Are we undoing creation and denying the blessing of God?

Wednesday, August 16, 2006

O'Donovan: Resurrection and renewal

Wonderful O'Donovan quote
"It might have been possible, we could say, before Christ rose from the dead, for someone to wonder whether creation was a lost cause. If the creature consistently acted to uncreate itself, and with itself to uncreate the rest of creation, did this not mean that God's handiwork was flawed beyond hope of repair? It might have been possible before Christ rose from the dead to answer in good faith, Yes. Before God raised Jesus from the dead, the hope that we call 'gnostic', the hope for redemption from creation rather than for the redemption of creation, might have appeared to be the only possible hope. 'But in fact Christ has been raised from the dead...'. That fact rules out those other possibilities, for in the second Adam the first is rescued.

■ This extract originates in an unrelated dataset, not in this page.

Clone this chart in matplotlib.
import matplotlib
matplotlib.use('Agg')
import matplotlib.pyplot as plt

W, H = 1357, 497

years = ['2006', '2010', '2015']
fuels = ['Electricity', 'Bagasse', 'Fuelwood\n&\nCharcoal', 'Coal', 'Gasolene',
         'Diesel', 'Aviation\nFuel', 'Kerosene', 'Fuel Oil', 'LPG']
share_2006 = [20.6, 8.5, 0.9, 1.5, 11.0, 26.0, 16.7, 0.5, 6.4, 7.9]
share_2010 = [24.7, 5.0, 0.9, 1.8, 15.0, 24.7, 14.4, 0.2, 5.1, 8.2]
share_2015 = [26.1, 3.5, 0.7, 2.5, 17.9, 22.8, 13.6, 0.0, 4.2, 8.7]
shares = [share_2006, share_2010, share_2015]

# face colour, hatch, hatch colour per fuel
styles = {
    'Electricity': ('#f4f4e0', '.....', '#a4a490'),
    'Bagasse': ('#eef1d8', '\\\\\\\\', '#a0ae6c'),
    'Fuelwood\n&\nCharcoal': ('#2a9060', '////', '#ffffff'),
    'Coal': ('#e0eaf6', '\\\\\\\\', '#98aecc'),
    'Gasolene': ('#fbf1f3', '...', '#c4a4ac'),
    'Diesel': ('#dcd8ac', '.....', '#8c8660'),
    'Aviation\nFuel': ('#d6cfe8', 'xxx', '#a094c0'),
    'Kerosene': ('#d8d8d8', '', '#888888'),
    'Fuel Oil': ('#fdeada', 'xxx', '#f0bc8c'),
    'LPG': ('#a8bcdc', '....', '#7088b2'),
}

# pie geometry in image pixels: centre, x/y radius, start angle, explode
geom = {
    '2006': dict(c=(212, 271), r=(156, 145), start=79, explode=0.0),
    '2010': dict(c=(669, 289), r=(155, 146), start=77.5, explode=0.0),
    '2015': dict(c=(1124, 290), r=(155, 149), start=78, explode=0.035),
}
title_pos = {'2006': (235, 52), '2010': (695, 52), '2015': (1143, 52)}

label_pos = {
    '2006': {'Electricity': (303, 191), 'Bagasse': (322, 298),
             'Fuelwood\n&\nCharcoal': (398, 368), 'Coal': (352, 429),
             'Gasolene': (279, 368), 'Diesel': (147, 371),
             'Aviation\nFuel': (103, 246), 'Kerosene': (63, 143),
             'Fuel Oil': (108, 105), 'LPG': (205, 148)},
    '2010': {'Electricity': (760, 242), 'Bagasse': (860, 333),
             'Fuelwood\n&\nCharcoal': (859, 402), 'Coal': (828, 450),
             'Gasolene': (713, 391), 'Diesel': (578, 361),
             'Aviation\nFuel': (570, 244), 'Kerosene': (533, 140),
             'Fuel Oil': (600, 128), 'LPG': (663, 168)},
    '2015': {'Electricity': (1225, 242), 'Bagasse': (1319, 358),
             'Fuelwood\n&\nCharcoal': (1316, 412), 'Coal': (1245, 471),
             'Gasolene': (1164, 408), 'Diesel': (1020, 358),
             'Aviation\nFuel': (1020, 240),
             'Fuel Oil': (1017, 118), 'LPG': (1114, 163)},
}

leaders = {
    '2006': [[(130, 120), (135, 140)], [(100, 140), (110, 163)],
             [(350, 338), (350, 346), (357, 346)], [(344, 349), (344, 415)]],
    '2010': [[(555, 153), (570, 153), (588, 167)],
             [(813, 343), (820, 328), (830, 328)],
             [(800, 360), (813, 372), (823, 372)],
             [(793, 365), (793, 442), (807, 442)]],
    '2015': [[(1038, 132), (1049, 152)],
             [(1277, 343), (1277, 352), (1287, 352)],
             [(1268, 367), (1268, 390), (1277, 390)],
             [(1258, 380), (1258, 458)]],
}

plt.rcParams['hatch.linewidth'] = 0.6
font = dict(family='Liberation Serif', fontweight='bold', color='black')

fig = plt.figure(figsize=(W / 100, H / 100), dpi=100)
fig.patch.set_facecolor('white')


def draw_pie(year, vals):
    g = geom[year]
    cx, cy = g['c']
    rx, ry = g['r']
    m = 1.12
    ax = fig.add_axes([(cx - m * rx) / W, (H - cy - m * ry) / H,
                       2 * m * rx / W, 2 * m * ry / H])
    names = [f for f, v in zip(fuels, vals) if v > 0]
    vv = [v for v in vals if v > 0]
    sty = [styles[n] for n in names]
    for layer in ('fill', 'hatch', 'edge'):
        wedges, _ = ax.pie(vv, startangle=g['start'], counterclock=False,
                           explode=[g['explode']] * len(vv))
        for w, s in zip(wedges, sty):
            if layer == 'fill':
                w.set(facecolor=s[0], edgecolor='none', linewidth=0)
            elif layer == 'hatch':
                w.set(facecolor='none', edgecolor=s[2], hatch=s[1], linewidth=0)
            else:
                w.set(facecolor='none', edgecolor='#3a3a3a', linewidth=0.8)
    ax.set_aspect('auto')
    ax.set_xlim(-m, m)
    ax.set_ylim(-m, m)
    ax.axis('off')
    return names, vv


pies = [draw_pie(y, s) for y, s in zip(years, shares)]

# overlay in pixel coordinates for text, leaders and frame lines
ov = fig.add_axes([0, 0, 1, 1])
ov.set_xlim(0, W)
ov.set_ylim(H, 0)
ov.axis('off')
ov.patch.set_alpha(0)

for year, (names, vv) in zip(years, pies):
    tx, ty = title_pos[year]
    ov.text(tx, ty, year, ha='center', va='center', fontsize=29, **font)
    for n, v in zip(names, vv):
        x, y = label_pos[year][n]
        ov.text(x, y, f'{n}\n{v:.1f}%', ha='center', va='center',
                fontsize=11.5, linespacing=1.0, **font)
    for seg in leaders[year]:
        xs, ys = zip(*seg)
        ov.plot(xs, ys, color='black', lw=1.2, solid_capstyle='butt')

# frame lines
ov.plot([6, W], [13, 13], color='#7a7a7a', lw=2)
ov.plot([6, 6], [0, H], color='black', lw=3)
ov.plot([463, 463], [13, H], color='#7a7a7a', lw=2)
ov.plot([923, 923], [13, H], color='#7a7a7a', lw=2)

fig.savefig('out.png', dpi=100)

The deviance of his will, its fateful leaning towards death, has not been allowed to uncreate what God created.
...
"The resurrection carries with it the promise that 'all shall be made alive'. The raising of Christ is representative, not in the way that a symbol is representative, expressing a reality which has an independent and prior standing, but in the way that a national leader is representative when he brings about for the whole of his people whatever it is, war or peace, that he effects on their behalf. And so this central proclamation directs us back also to the message of the incarnation, by which we learn how, through a unique presence of God to his creation, the whole created order is taken up into the fate of this particular representative man at this particular moment of history, on whose fate turns the redemption of all. And it directs us forward to the end of history when that particular and representative fate is universalized in the resurrection of mankind [sic] from the dead. 'Each in his own order: Christ the first fruits, then at his coming those who belong to Christ'. The sign that God has stood by his created order implies that this order, with mankind [sic] in its proper place within it, is to be totally restored at the last."

- Oliver O'Donovan, Resurrection and Moral Order, 14-15.

Usually, my quotes come with a caveat, but not this one. This expresses very much where I presently stand. The picture is from a hill to the south overlooking Firenze.